Above a critical value of the Reynolds number, flows past bluff bodies are characterized by self-sustained oscillations, due to the formation of the Karman vortex street. This results in the dynamic loading of the body, which, in practical applications, may lead to structural fatigue. In recent work, it was demonstrated that, in flow past a cylinder, implementing surface hydrophobicity results in decreased drag and lift forces, leading to vortex street cancellation at a critical level of control effort. In order to achieve vortex street suppression at lower levels of control effort, utilizing materials with controllable wettability properties appears as a promising possibility. Thus, in the present work, the effectiveness of a proportional feedback control scheme, utilizing the application of time-dependent slip conditions on the cylinder surface, is investigated by means of CFD simulations.

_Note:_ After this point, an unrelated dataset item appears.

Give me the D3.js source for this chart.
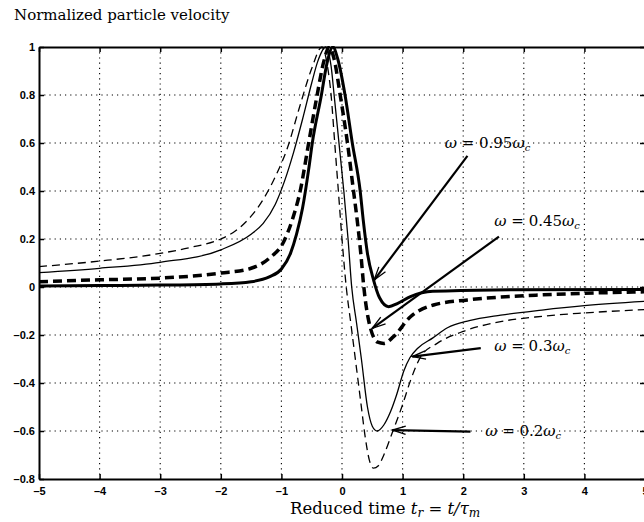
<!DOCTYPE html>
<html>
<head>
<meta charset="utf-8">
<script src="https://cdn.jsdelivr.net/npm/d3@7"></script>
<style>
    body { margin: 0; background: #fff; }
    #chart { width: 644px; height: 522px; overflow: hidden; }
    .tick text { font-family: "Liberation Sans", Arial, sans-serif; font-weight: bold; font-size: 11px; fill: #000; }
    .serif { font-family: "DejaVu Serif", serif; fill: #000; }
</style>
</head>
<body>
<div id="chart"></div>
<script>

// axis ticks
const xTicks = [-5, -4, -3, -2, -1, 0, 1, 2, 3, 4, 5];
const yTicks = [-0.8, -0.6, -0.4, -0.2, 0, 0.2, 0.4, 0.6, 0.8, 1];

// curves: [reduced time, normalized velocity]
const w095 = [[-5, 0.004], [-4, 0.006], [-3, 0.008], [-2, 0.013], [-1.5, 0.022], [-1.2, 0.042], [-1.0, 0.075],
    [-0.85, 0.14], [-0.75, 0.22], [-0.65, 0.33], [-0.55, 0.49], [-0.49, 0.6], [-0.34, 0.8], [-0.25, 0.93],
    [-0.15, 1.0], [-0.07, 0.95], [0.05, 0.8], [0.17, 0.6], [0.3, 0.4], [0.35, 0.28], [0.42, 0.14], [0.52, 0.03],
    [0.62, -0.045], [0.77, -0.082], [0.92, -0.068], [1.13, -0.04], [1.5, -0.018], [2.5, -0.012], [5, -0.01]];

const w045 = [[-5, 0.022], [-4, 0.03], [-3, 0.037], [-2, 0.058], [-1.5, 0.078], [-1.2, 0.12], [-0.96, 0.19],
    [-0.82, 0.28], [-0.69, 0.4], [-0.55, 0.6], [-0.41, 0.8], [-0.3, 0.94], [-0.21, 1.0], [-0.13, 0.95],
    [-0.03, 0.8], [0.09, 0.6], [0.19, 0.4], [0.25, 0.28], [0.31, 0.14], [0.36, 0.0], [0.44, -0.14],
    [0.59, -0.23], [0.69, -0.235], [0.85, -0.207], [1.13, -0.124], [1.51, -0.075], [2.07, -0.054],
    [2.62, -0.042], [3.28, -0.033], [5, -0.02]];

const w03 = [[-5, 0.06], [-4, 0.078], [-3, 0.103], [-2, 0.155], [-1.5, 0.22], [-1.3, 0.265], [-1.1, 0.345],
    [-0.95, 0.44], [-0.8, 0.56], [-0.65, 0.7], [-0.5, 0.85], [-0.4, 0.94], [-0.27, 1.0], [-0.18, 0.92],
    [-0.13, 0.8], [-0.05, 0.6], [0.03, 0.4], [0.1, 0.2], [0.16, 0.0], [0.24, -0.15], [0.32, -0.3],
    [0.42, -0.5], [0.5, -0.58], [0.58, -0.6], [0.69, -0.575], [0.8, -0.52], [0.9, -0.45], [1.02, -0.35],
    [1.12, -0.295], [1.25, -0.255], [1.5, -0.212], [1.74, -0.17], [2.1, -0.14], [2.62, -0.117], [3.3, -0.096],
    [4, -0.078], [5, -0.06]];

const w02 = [[-5, 0.085], [-4, 0.108], [-3, 0.14], [-2.5, 0.165], [-2, 0.2], [-1.75, 0.235], [-1.5, 0.295],
    [-1.3, 0.365], [-1.1, 0.46], [-0.9, 0.58], [-0.7, 0.75], [-0.5, 0.91], [-0.33, 1.0], [-0.24, 0.92],
    [-0.18, 0.8], [-0.12, 0.6], [-0.06, 0.4], [0.0, 0.2], [0.07, 0.0], [0.15, -0.16], [0.23, -0.32],
    [0.31, -0.48], [0.38, -0.62], [0.45, -0.72], [0.52, -0.755], [0.6, -0.745], [0.69, -0.7], [0.84, -0.6],
    [1.0, -0.49], [1.13, -0.39], [1.3, -0.29], [1.57, -0.235], [2.0, -0.185], [2.5, -0.15], [3.3, -0.122],
    [4, -0.108], [5, -0.094]];

// annotations: frequency labels, arrow start, arrow tip, label centre (data units)
const omegaLabels = ["0.95", "0.45", "0.3", "0.2"];
const arrowFrom = [[2.07, 0.546], [2.59, 0.21], [2.29, -0.255], [2.12, -0.603]];
const arrowTo = [[0.53, 0.029], [0.5, -0.172], [1.16, -0.29], [0.83, -0.596]];
const labelAt = [[2.4, 0.6], [3.22, 0.275], [3.14, -0.245], [2.99, -0.6]];

class VelocityVis {

    constructor(parentElement) {
        this.parentElement = parentElement;
        this.initVis();
    }

    initVis() {
        let vis = this;

        vis.margin = {top: 47, right: -1, bottom: 43, left: 39};
        vis.width = 644 - vis.margin.left - vis.margin.right;
        vis.height = 522 - vis.margin.top - vis.margin.bottom;

        vis.svg = d3.select("#" + vis.parentElement).append("svg")
            .attr("width", 644)
            .attr("height", 522);

        vis.g = vis.svg.append("g")
            .attr("transform", `translate(${vis.margin.left}, ${vis.margin.top})`);

        vis.x = d3.scaleLinear().domain([-5, 5]).range([0, vis.width]);
        vis.y = d3.scaleLinear().domain([-0.8, 1]).range([vis.height, 0]);

        // dotted grid
        vis.g.selectAll(".vgrid")
            .data(xTicks.slice(1, -1))
            .enter().append("line")
            .attr("x1", d => vis.x(d)).attr("x2", d => vis.x(d))
            .attr("y1", 0).attr("y2", vis.height)
            .attr("stroke", "#000").attr("stroke-width", 1.1)
            .attr("stroke-dasharray", "1.2,4");

        vis.g.selectAll(".hgrid")
            .data(yTicks.slice(1, -1))
            .enter().append("line")
            .attr("x1", 0).attr("x2", vis.width)
            .attr("y1", d => vis.y(d)).attr("y2", d => vis.y(d))
            .attr("stroke", "#000").attr("stroke-width", 1.1)
            .attr("stroke-dasharray", "1.2,4");

        let fmt = d => (d < 0 ? "\u2013" : "") + Math.abs(d);

        let xAxis = d3.axisBottom(vis.x).tickValues(xTicks).tickFormat(fmt).tickSize(-5).tickSizeOuter(0).tickPadding(8);
        let yAxis = d3.axisLeft(vis.y).tickValues(yTicks).tickFormat(fmt).tickSize(-5).tickSizeOuter(0).tickPadding(4);
        let topAxis = d3.axisTop(vis.x).tickValues(xTicks).tickFormat("").tickSize(-5).tickSizeOuter(0);
        let rightAxis = d3.axisRight(vis.y).tickValues(yTicks).tickFormat("").tickSize(-5).tickSizeOuter(0);

        vis.g.append("g").attr("transform", `translate(0, ${vis.height})`).call(xAxis);
        vis.g.append("g").call(yAxis);
        vis.g.append("g").call(topAxis);
        vis.g.append("g").attr("transform", `translate(${vis.width}, 0)`).call(rightAxis);

        vis.g.selectAll(".domain").attr("stroke", "#000").attr("stroke-width", 2);
        vis.g.selectAll(".tick line").attr("stroke", "#000").attr("stroke-width", 1.5);
        vis.g.selectAll(".tick text").attr("fill", "#000");

        // curves
        vis.g.append("clipPath").attr("id", "plotClip")
            .append("rect").attr("width", vis.width).attr("height", vis.height + 1).attr("y", -1);

        vis.line = d3.line()
            .x(d => vis.x(d[0]))
            .y(d => vis.y(d[1]))
            .curve(d3.curveMonotoneX);

        let series = [
            {data: w02, width: 1.3, dash: "8,5"},
            {data: w03, width: 1.3, dash: null},
            {data: w045, width: 3.5, dash: "9,5"},
            {data: w095, width: 3, dash: null}
        ];

        vis.g.append("g").attr("clip-path", "url(#plotClip)")
            .selectAll(".curve")
            .data(series)
            .enter().append("path")
            .attr("class", "curve")
            .attr("d", d => vis.line(d.data))
            .attr("fill", "none")
            .attr("stroke", "#000")
            .attr("stroke-width", d => d.width)
            .attr("stroke-dasharray", d => d.dash);

        vis.drawAnnotations();

        // title and x label
        vis.svg.append("text")
            .attr("class", "serif")
            .attr("x", 14).attr("y", 20)
            .style("font-size", "15px")
            .text("Normalized particle velocity");

        let xl = vis.svg.append("text")
            .attr("class", "serif")
            .attr("x", 290).attr("y", 514)
            .style("font-size", "16.5px");
        xl.append("tspan").text("Reduced time ");
        xl.append("tspan").style("font-style", "italic").text("t");
        xl.append("tspan").style("font-style", "italic").style("font-size", "12px").attr("dy", 3).text("r");
        xl.append("tspan").attr("dy", -3).text(" = ");
        xl.append("tspan").style("font-style", "italic").text("t/\u03c4");
        xl.append("tspan").style("font-style", "italic").style("font-size", "12px").attr("dy", 3).text("m");
    }

    drawAnnotations() {
        let vis = this;
        let ann = vis.g.append("g");

        omegaLabels.forEach((lab, i) => {
            let x0 = vis.x(arrowFrom[i][0]), y0 = vis.y(arrowFrom[i][1]);
            let x1 = vis.x(arrowTo[i][0]), y1 = vis.y(arrowTo[i][1]);
            let ang = Math.atan2(y0 - y1, x0 - x1);
            let len = 14, spread = 0.3;

            ann.append("line")
                .attr("x1", x0).attr("y1", y0).attr("x2", x1).attr("y2", y1)
                .attr("stroke", "#000").attr("stroke-width", 2.2);

            ann.append("path")
                .attr("d", `M${x1 + len * Math.cos(ang + spread)},${y1 + len * Math.sin(ang + spread)}` +
                    `L${x1},${y1}L${x1 + len * Math.cos(ang - spread)},${y1 + len * Math.sin(ang - spread)}`)
                .attr("fill", "none").attr("stroke", "#000").attr("stroke-width", 1.3);

            let t = ann.append("text")
                .attr("class", "serif")
                .attr("x", vis.x(labelAt[i][0])).attr("y", vis.y(labelAt[i][1]) + 5)
                .attr("text-anchor", "middle")
                .style("font-size", "15px");
            t.append("tspan").style("font-style", "italic").text("\u03c9");
            t.append("tspan").text(" = " + lab);
            t.append("tspan").style("font-style", "italic").text("\u03c9");
            t.append("tspan").style("font-style", "italic").style("font-size", "10px").attr("dy", 3).text("c");
        });
    }
}

new VelocityVis("chart");
</script>
</body>
</html>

Firstly, the feedback control scheme is tested for a problem definition characterized by the application of slip on the entire cylinder surface, for a wide range of the control scheme parameters; it is demonstrated that flow unsteadiness is reduced at substantially lower levels of control effort, in comparison to corresponding passive control schemes. Secondly, in the frame of feedback control, an optimization problem is formulated and solved, aiming at the partial or full suppression of the Karman vortex street at a minimal control effort, using time-dependent slip conditions on a part of the cylinder surface. The results demonstrate a further reduction in control effort. Overall, in comparison to passive flow control, a reduction in control effort by two orders of magnitude is attained with the present optimized feedback control scheme.